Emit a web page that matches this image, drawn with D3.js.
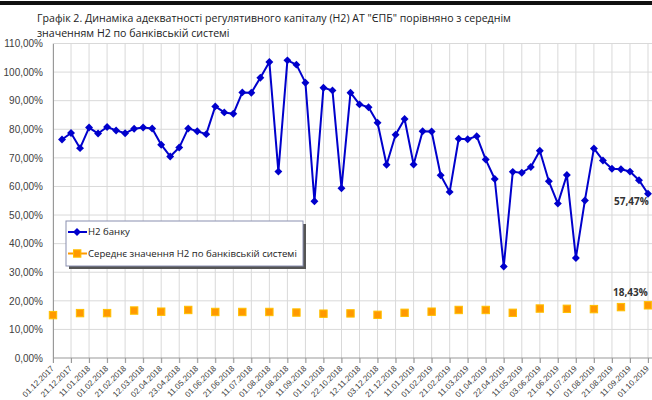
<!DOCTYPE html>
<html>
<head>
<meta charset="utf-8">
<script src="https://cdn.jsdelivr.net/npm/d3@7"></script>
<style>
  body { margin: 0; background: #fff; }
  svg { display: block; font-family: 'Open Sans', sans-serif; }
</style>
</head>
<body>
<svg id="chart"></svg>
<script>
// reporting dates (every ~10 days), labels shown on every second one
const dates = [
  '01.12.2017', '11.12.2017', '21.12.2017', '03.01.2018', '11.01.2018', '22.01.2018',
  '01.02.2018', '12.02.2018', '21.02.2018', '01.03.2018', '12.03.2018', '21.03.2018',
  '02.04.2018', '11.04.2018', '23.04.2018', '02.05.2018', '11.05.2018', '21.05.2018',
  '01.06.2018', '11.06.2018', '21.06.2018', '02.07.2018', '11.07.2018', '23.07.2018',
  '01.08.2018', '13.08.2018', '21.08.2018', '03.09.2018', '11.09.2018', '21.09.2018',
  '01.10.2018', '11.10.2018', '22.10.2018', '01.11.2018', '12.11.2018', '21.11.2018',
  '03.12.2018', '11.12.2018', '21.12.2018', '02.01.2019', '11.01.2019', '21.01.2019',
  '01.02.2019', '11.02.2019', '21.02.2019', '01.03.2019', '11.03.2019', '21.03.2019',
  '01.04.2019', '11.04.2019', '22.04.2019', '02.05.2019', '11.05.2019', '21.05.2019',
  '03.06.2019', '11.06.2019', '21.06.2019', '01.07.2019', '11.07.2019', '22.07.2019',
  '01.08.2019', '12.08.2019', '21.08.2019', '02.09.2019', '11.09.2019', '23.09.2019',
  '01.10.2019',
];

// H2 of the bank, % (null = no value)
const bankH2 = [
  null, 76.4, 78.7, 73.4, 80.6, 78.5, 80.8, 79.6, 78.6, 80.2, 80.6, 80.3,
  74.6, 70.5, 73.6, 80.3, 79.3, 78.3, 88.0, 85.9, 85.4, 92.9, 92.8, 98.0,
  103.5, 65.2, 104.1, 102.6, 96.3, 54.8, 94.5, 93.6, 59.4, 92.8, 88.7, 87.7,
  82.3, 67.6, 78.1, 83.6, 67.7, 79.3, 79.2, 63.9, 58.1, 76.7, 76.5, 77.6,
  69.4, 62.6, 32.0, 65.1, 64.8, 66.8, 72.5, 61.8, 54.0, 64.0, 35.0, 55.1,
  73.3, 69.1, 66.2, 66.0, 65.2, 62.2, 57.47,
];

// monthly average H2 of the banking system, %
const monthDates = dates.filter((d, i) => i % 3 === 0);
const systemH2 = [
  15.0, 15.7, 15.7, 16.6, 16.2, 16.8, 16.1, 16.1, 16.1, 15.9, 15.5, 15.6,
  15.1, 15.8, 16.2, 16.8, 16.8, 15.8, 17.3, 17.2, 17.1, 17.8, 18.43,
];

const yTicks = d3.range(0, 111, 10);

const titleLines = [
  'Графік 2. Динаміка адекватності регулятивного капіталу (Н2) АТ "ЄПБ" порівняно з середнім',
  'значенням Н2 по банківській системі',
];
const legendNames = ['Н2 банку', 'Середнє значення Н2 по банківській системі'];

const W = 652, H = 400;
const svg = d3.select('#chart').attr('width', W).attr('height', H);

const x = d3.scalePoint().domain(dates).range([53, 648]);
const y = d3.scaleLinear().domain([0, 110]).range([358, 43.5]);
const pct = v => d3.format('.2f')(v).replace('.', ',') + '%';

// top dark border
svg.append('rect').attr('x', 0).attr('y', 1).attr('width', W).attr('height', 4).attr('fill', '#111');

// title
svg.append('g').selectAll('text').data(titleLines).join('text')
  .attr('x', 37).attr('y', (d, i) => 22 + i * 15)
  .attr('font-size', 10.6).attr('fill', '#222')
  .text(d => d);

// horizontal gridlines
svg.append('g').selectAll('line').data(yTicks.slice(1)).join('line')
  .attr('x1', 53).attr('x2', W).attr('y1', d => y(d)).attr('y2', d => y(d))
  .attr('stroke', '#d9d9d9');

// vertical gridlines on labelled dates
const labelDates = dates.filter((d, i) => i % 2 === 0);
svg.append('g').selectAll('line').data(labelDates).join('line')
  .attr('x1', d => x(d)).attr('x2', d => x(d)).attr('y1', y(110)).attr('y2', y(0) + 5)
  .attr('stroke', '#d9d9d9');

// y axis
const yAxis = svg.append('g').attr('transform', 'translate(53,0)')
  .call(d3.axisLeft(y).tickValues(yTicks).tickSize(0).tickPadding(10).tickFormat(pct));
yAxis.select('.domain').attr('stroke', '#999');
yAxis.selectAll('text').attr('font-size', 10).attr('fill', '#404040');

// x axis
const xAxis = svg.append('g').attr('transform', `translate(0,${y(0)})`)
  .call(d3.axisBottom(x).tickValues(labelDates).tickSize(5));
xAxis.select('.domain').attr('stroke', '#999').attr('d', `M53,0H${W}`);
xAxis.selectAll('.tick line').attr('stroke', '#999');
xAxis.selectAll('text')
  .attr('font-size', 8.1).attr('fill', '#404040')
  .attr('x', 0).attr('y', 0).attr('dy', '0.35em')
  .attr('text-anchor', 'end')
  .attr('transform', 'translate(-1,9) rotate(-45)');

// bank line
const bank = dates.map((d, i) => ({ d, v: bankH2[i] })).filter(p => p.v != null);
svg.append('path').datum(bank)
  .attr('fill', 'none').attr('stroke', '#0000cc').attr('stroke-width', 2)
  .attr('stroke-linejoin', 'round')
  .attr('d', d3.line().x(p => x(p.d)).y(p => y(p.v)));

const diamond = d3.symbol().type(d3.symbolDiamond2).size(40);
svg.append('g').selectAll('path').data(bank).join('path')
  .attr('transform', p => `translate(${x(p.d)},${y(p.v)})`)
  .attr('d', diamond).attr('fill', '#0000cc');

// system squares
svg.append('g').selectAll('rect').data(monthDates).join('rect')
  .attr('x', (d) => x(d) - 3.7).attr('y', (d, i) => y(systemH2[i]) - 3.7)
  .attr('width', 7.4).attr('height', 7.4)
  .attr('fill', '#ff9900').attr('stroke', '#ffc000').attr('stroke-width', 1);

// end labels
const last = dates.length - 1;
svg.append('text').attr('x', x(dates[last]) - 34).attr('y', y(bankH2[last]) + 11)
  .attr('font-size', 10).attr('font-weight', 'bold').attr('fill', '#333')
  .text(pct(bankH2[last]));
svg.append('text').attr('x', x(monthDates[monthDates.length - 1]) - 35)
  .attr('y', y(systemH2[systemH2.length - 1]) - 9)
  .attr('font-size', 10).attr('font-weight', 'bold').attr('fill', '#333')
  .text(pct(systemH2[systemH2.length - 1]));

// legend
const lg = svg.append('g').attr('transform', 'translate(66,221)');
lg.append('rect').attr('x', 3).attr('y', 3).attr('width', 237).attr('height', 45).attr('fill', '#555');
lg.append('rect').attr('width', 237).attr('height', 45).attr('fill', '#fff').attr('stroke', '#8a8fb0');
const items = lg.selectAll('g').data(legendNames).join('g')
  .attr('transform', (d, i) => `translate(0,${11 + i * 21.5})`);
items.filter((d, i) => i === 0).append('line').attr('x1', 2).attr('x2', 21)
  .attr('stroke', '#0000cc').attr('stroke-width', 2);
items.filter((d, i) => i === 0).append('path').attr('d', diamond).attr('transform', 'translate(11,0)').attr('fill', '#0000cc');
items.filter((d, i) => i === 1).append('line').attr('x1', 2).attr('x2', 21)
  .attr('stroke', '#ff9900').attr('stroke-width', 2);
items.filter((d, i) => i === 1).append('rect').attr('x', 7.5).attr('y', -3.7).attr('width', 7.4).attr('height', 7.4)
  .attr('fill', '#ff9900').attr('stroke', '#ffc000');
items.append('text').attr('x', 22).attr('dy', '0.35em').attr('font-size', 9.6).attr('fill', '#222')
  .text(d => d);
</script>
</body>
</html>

**Aim of the task**
Restate only the lines running from the start of the material above through the line containing "const yTicks = d3.range(0, 111, 10);", ends included. No pictures.

**Written response**
Emit a web page that matches this image, drawn with D3.js.
<!DOCTYPE html>
<html>
<head>
<meta charset="utf-8">
<script src="https://cdn.jsdelivr.net/npm/d3@7"></script>
<style>
  body { margin: 0; background: #fff; }
  svg { display: block; font-family: 'Open Sans', sans-serif; }
</style>
</head>
<body>
<svg id="chart"></svg>
<script>
// reporting dates (every ~10 days), labels shown on every second one
const dates = [
  '01.12.2017', '11.12.2017', '21.12.2017', '03.01.2018', '11.01.2018', '22.01.2018',
  '01.02.2018', '12.02.2018', '21.02.2018', '01.03.2018', '12.03.2018', '21.03.2018',
  '02.04.2018', '11.04.2018', '23.04.2018', '02.05.2018', '11.05.2018', '21.05.2018',
  '01.06.2018', '11.06.2018', '21.06.2018', '02.07.2018', '11.07.2018', '23.07.2018',
  '01.08.2018', '13.08.2018', '21.08.2018', '03.09.2018', '11.09.2018', '21.09.2018',
  '01.10.2018', '11.10.2018', '22.10.2018', '01.11.2018', '12.11.2018', '21.11.2018',
  '03.12.2018', '11.12.2018', '21.12.2018', '02.01.2019', '11.01.2019', '21.01.2019',
  '01.02.2019', '11.02.2019', '21.02.2019', '01.03.2019', '11.03.2019', '21.03.2019',
  '01.04.2019', '11.04.2019', '22.04.2019', '02.05.2019', '11.05.2019', '21.05.2019',
  '03.06.2019', '11.06.2019', '21.06.2019', '01.07.2019', '11.07.2019', '22.07.2019',
  '01.08.2019', '12.08.2019', '21.08.2019', '02.09.2019', '11.09.2019', '23.09.2019',
  '01.10.2019',
];

// H2 of the bank, % (null = no value)
const bankH2 = [
  null, 76.4, 78.7, 73.4, 80.6, 78.5, 80.8, 79.6, 78.6, 80.2, 80.6, 80.3,
  74.6, 70.5, 73.6, 80.3, 79.3, 78.3, 88.0, 85.9, 85.4, 92.9, 92.8, 98.0,
  103.5, 65.2, 104.1, 102.6, 96.3, 54.8, 94.5, 93.6, 59.4, 92.8, 88.7, 87.7,
  82.3, 67.6, 78.1, 83.6, 67.7, 79.3, 79.2, 63.9, 58.1, 76.7, 76.5, 77.6,
  69.4, 62.6, 32.0, 65.1, 64.8, 66.8, 72.5, 61.8, 54.0, 64.0, 35.0, 55.1,
  73.3, 69.1, 66.2, 66.0, 65.2, 62.2, 57.47,
];

// monthly average H2 of the banking system, %
const monthDates = dates.filter((d, i) => i % 3 === 0);
const systemH2 = [
  15.0, 15.7, 15.7, 16.6, 16.2, 16.8, 16.1, 16.1, 16.1, 15.9, 15.5, 15.6,
  15.1, 15.8, 16.2, 16.8, 16.8, 15.8, 17.3, 17.2, 17.1, 17.8, 18.43,
];

const yTicks = d3.range(0, 111, 10);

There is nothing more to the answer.